The rowing night was the most successful night for the Kiwis. We won 6 medals including 2 Gold. Seeing Allister Baker win the Silver Medal in rowing was as satisfying to me as it was for him. I knew the work he had put it to get that medal so we had to enjoy a cold beverage together as we celebrated a successful night. The kiwi supporters were amazing - they stuck out in their Black and they shared a close bond with us and were very proud. Willie Apiata (our VC at the Games) who is the NZ patron, travelled with the friends and family and he approached me to do a haka for the Archery team who won Bronze. It was awesome.
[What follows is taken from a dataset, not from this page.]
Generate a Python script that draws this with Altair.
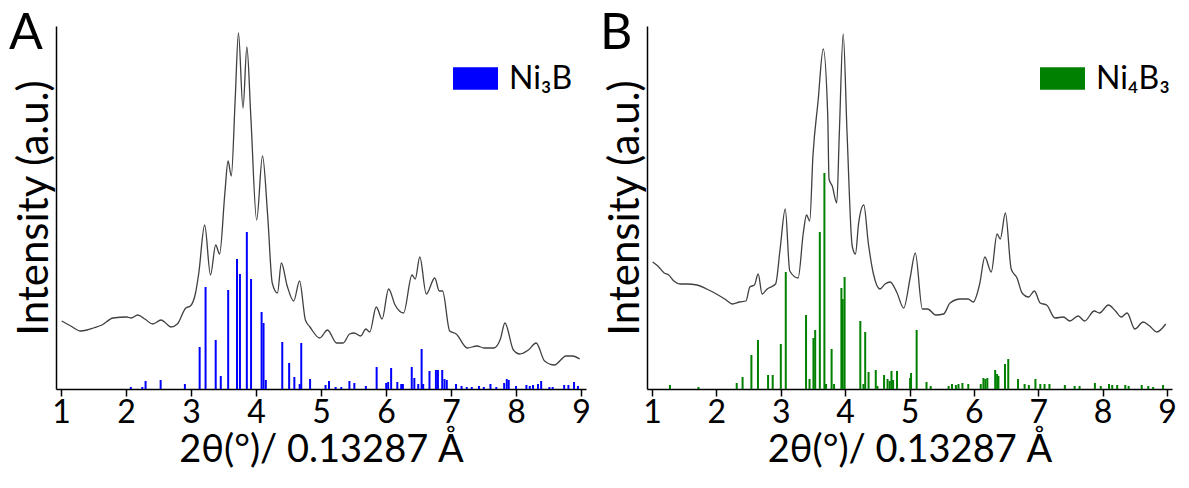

There was no greater feeling than performing a haka for your teammates winning a medal. 

A great appreciation I have for the Invictus Games Foundation is the friends and family program. This includes free accommodation, food, transport and tickets to venues for 2 loved ones. The day after my events I spent the day at Niagara Falls with my partner Mary and friend Brooke. That was an experience of a lifetime, when you are going through your journey so are your friends and family and to see them honoured just put a smile on my face. 

Coming back home the next chapter is to spread the Invictus Games word. Let other Kiwi servicemen and servicewomen know that our injury or sickness does not define us. Never give up! 

My ultimate goal is to compete in the Paralympics for New Zealand and NZ Paralympics has a pathway for Powerlifting. Next year I plan to put head over to Sydney 2018 Invictus Games and put the Powerlifting and rowing together. I will also enter shot-put and discuss and will look at having fun."